Naomi Caselli, Boston University

Wed, 2/16 · 4:30 pm6:00 pm · via Zoom

Program in Linguistics

Decades of research has shown that the structure and acquisition of signed and spoken languages is often quite similar despite superficial differences between the auditory/oral and visual/manual modalities. Still, the signed and spoken lexicons differ in important ways. First, like spoken languages sign languages have phonological structure, but the phonological composition of word forms are different in the two modalities spoken languages (simultaneously produced handshapes, locations and movements vs. sequences of segmental sounds). Second, iconicity is a salient characteristic of the American Sign Language lexicon; many sign forms resemble their meanings. In this talk, Dr. Caselli will consider how these distinctive characteristics may affect how the signed lexicon is structured, learned, and used.

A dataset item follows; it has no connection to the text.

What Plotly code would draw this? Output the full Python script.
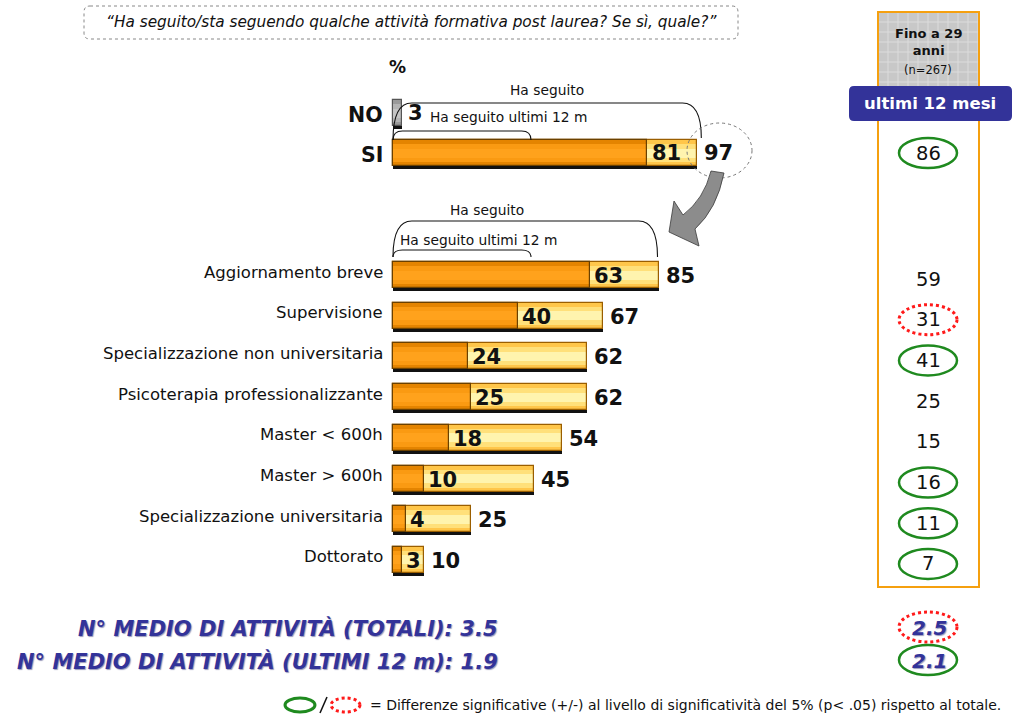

Naomi Caselli is an Assistant Professor in the Programs in Deaf Studies at the Wheelock College of Education and Human Development at Boston University. She is the PI on several NIH and NSF funded grants examining to vocabulary of ASL, and how language deprivation affects how people learn and process ASL signs. She earned a joint PhD in Psychology and Cognitive Science from Tufts University, as well as an Ed.M. in Deaf Education and an M.A. in Psychology from Boston University. She is hearing, and a native speaker of both ASL and English.